What does this mean to you? When designing an experiment, do the following: 1. Make your effect as big as possible. Make it as clear as possible what you are testing. For instance, if you are testing the effect of red ink versus blue ink, make sure the participants see a lot of red ink and a lot of blue ink. Sometimes a manipulation has to be subtle so that participants don’t catch on to the experiment, but making manipulations as obvious as possible helps make experiments more likely to work 2. Reduce error. Try to make sure you reduce as many sources of error as you can. 3. Use large sample sizes. Try to use as many people as you can in order to test an experiment. Generally, you should have at least 30 participants in a study, unless you have a strong reason not to.
11.6 Doing two-sample t-tests in R
T-tests in R are very simple and use the same t.test()
command we used for one-sample t-tests. There are two ways of doing this, depending on how you set up your data. Imagine I have a dataframe that looks like the following:
GroupA | GroupB |
---|---|
1 | 3 |
3 | 4 |
5 | 8 |
6 | 2 |
2 | 13 |
3 | 15 |
I could put this into R using the following notation:
GroupA = c(1,3,5,6,2,3)
GroupB = c(3,4,8,2,13,15)
d = data.frame(GroupA,GroupB)
To do a t-test comparing the groups, I would use the t-test command. If my data are set up where I am comparing two different columns, I would do the following commands. However, I have to tell R if it is a paired-samples or independent samples t-test. In the commands below, assume I have two vectors or columns, one named A and one named B.
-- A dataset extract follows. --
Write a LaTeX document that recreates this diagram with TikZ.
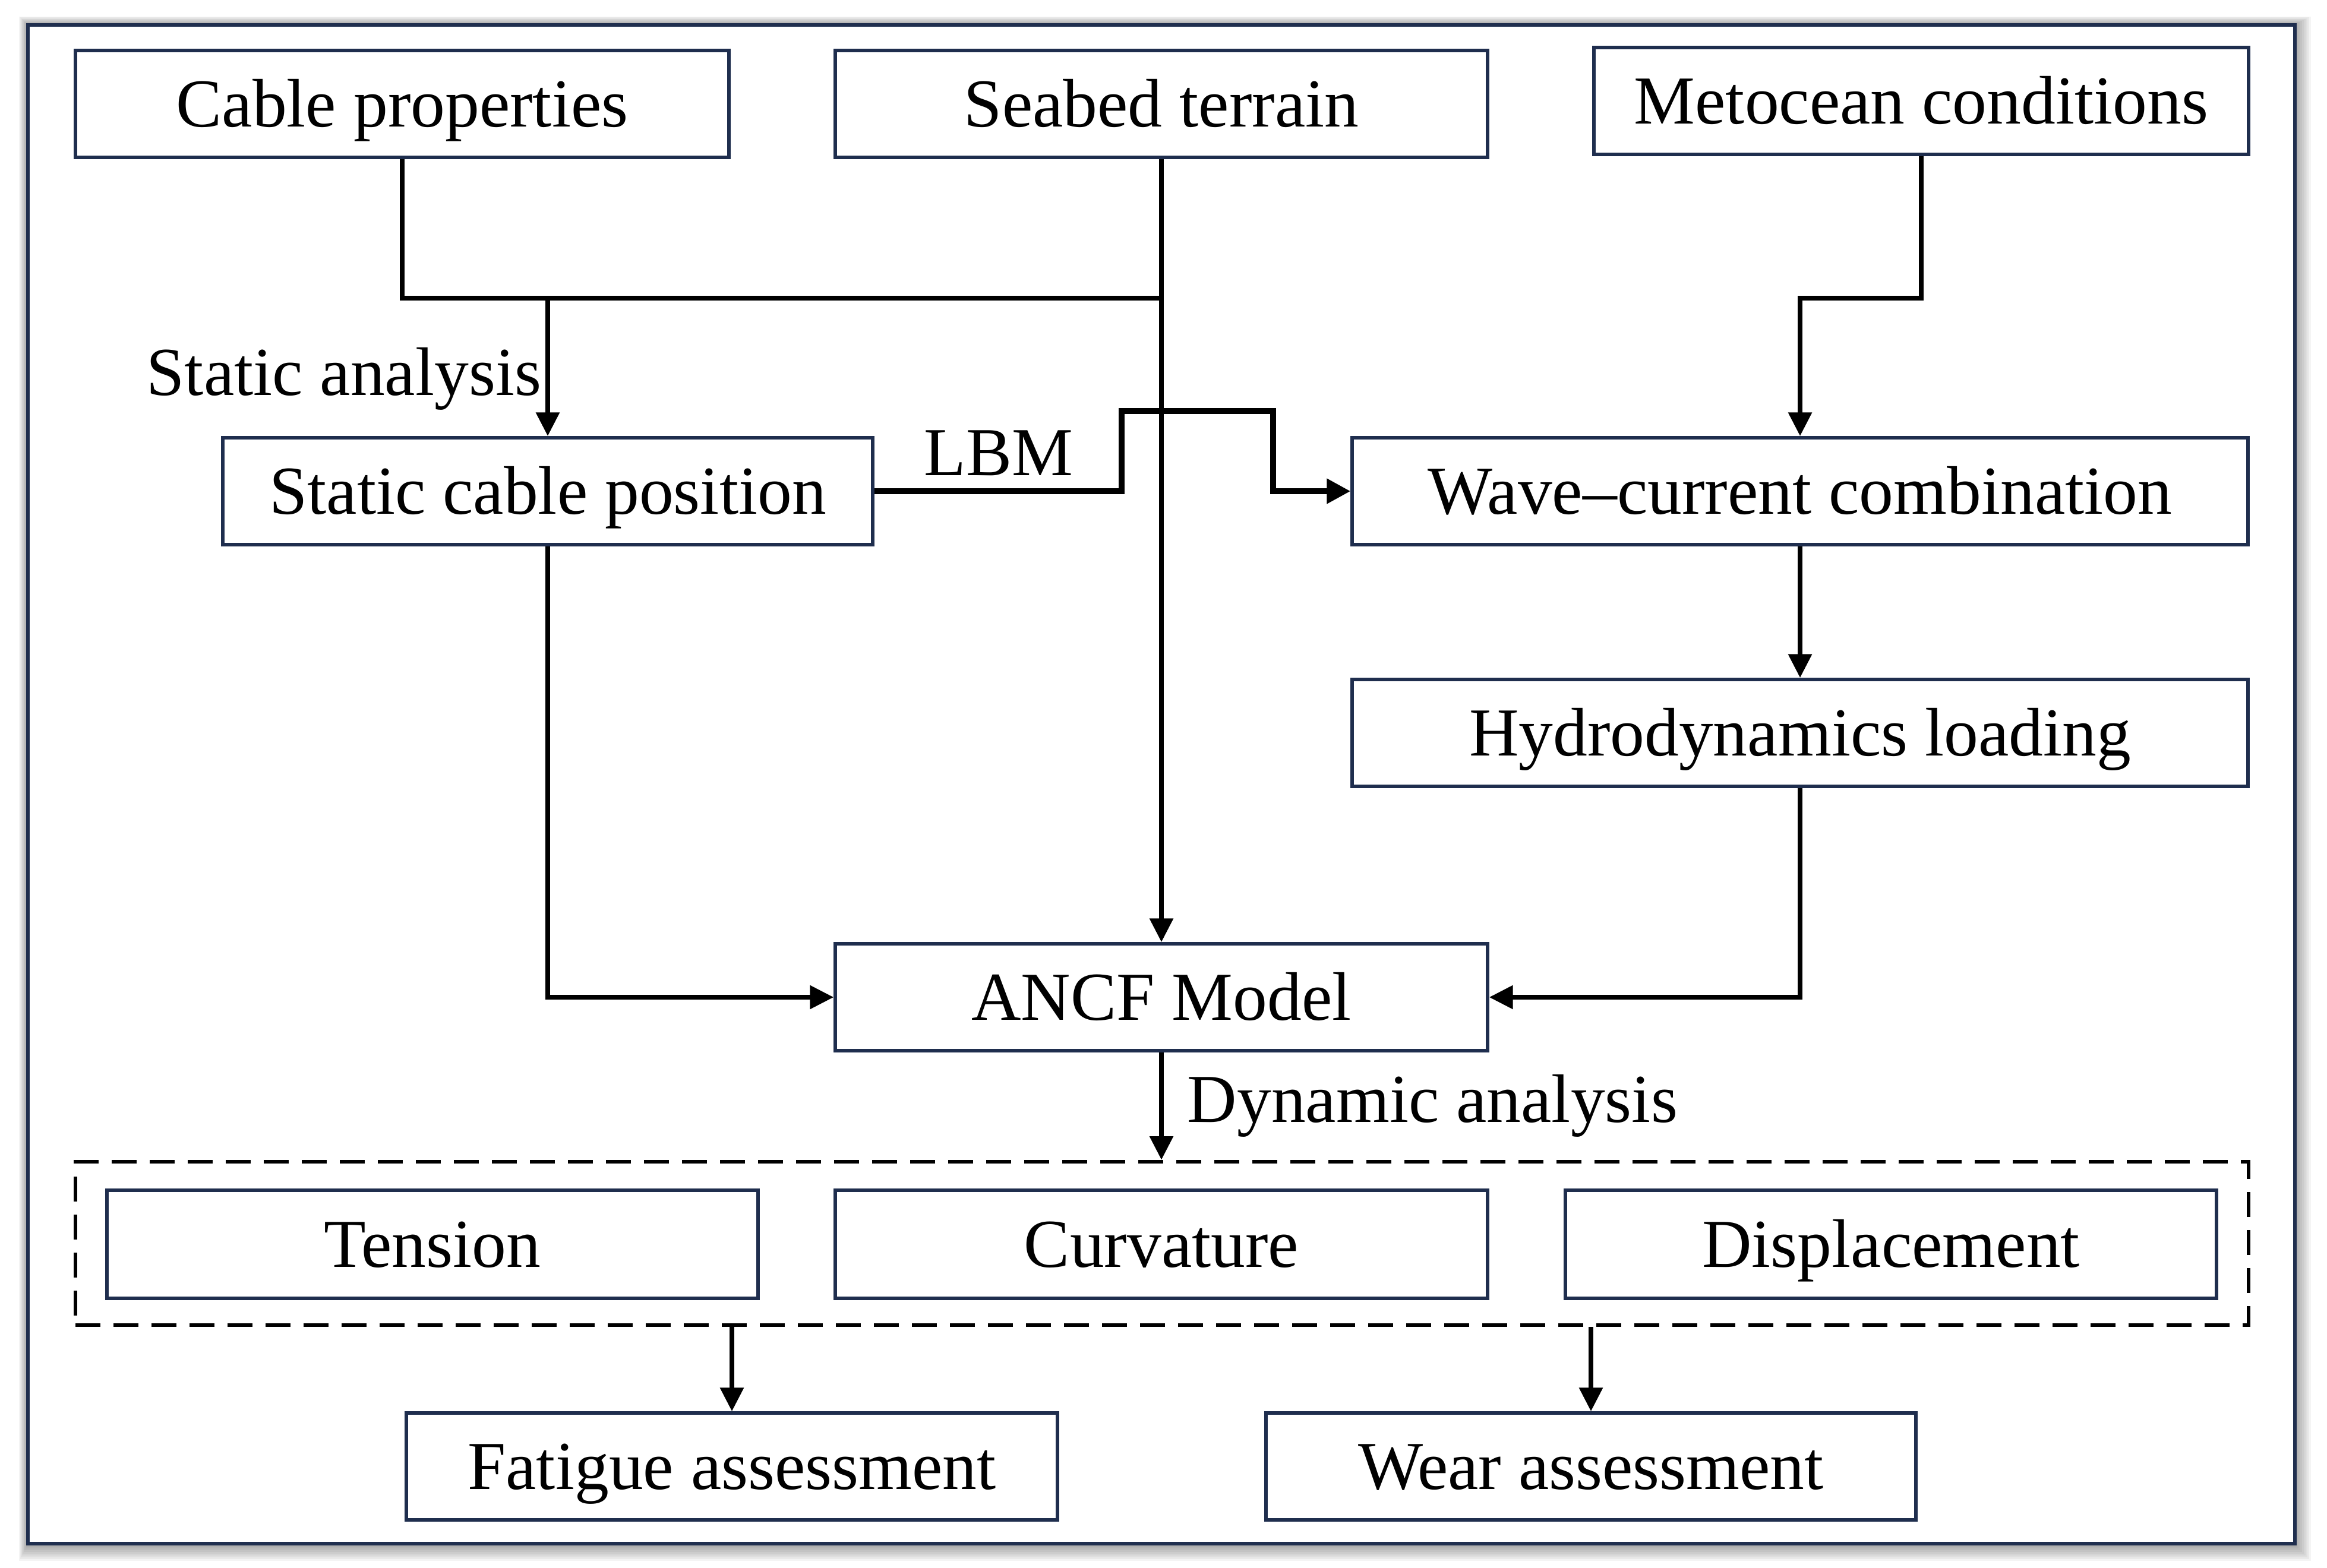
\documentclass[tikz,border=0pt]{standalone}
\usepackage{fontspec}
\setmainfont{Liberation Serif}
\usetikzlibrary{arrows.meta}
\definecolor{navy}{HTML}{1F2E4E}
\begin{document}
\begin{tikzpicture}[x=0.25pt,y=-0.25pt,
  box/.style={draw=navy, line width=1.3pt, fill=white, minimum height=45pt, inner sep=0pt,
    text height=19.1pt, text depth=0pt, font=\fontsize{28.9}{34}\selectfont},
  lbl/.style={inner sep=0pt, text height=19.1pt, text depth=0pt, font=\fontsize{28.9}{34}\selectfont},
  conn/.style={line width=2.2pt, line join=miter},
  arr/.style={conn, -{Triangle[length=10pt,width=9.5pt]}},
  lbm/.style={line width=2.5pt, line join=miter, -{Triangle[length=10pt,width=10pt]}}
]
\useasboundingbox (0,0) rectangle (3917,2640);
% shadow and frame
\foreach \d in {0,3,...,27}
  \fill[black,opacity=0.045] (32+\d*0.5,28+\d*0.5) rectangle (3890-\d,2628-\d);
\draw[navy, line width=1.4pt, fill=white] (47,42) rectangle (3863,2599);

% nodes
\node[box, minimum width=275pt] (cable) at (677,175) {Cable properties};
\node[box, minimum width=274.5pt] (seabed) at (1955,175) {Seabed terrain};
\node[box, minimum width=275.5pt] (meto) at (3234,170) {Metocean conditions};
\node[box, minimum width=273.5pt] (static) at (922,827) {Static cable position};
\node[box, minimum width=377pt] (wave) at (3030,827) {Wave--current combination};
\node[box, minimum width=377pt] (hydro) at (3030,1234) {Hydrodynamics loading};
\node[box, minimum width=274.5pt] (ancf) at (1955,1679) {ANCF Model};
\node[draw=black, line width=1.5pt, dash pattern=on 10.5pt off 5.5pt, minimum width=914.5pt,
  minimum height=68.75pt, inner sep=0pt] (dash) at (1956,2093.5) {};
\node[box, minimum width=274pt, minimum height=45.5pt] (tension) at (728,2095) {Tension};
\node[box, minimum width=274.5pt, minimum height=45.5pt] (curv) at (1955,2095) {Curvature};
\node[box, minimum width=274pt, minimum height=45.5pt] (disp) at (3183,2095) {Displacement};
\node[box, minimum width=274pt] (fat) at (1232,2469) {Fatigue assessment};
\node[box, minimum width=273.5pt] (wear) at (2678,2469) {Wear assessment};

% labels
\node[lbl, anchor=east] (lstat) at (912,627) {Static analysis};
\node[lbl] (llbm) at (1681,762) {LBM};
\node[lbl, anchor=west] (ldyn) at (1998,1851) {Dynamic analysis};

% helper coordinates
\coordinate (j) at (0,502);
\coordinate (l1) at (1888,692);
\coordinate (l2) at (2143,692);

% LBM connector (drawn below the seabed line)
\draw[lbm] (static.east) -| (l1) -- (l2) |- (wave.west);

% connectors
\draw[conn] (cable.south) |- (seabed.south |- j);
\draw[arr] (static.north |- j) -- (static.north);
\draw[arr] (seabed.south) -- (ancf.north);
\draw[arr] (meto.south) -- (meto.south |- j) -| (wave.north);
\draw[arr] (wave.south) -- (hydro.north);
\draw[arr] (hydro.south) |- (ancf.east);
\draw[arr] (static.south) |- (ancf.west);
\draw[arr] (ancf.south) -- (ancf.south |- dash.north);
\draw[arr] (fat.north |- dash.south) -- (fat.north);
\draw[arr] (wear.north |- dash.south) -- (wear.north);
\end{tikzpicture}
\end{document}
For the paired samples t-test:
t.test(A, B, paired = T)
For the independent samples t-test:
t.test(A, B, paired = F)
In the example given here, if I wanted to do a paired samples t-test, I would type:
t.test(d$GroupA, d$GroupB, paired = T)
And if I wanted to do an independent samples t-test, I would type:
t.test(d$GroupA, d$GroupB, paired = F)
If I do this, (for the paired samples t-test), I will get the following output:
##
## Paired t-test
##
## data: d$GroupA and d$GroupB
## t = -1.652, df = 5, p-value = 0.1594
## alternative hypothesis: true difference in means is not equal to 0
## 95 percent confidence interval:
## -10.64999 2.31666
## sample estimates:
## mean of the differences
## -4.166667
11.7 Summary
After doing this chapter, you should be able to know and/or do the following:
- Know what two-sample mean claims are and when to do them. Also know what the difference is between a paired and independent-samples t-test.
- Know how to apply null hypothesis testing to two-sample mean claims
- Know how to calculate a two-sample t-test by hand, whether it is a paired or independent-samples test.
- Know some ways to increase t-statistics in order to make experiments more powerful
- Know how to calculate two-sample t-tests in R.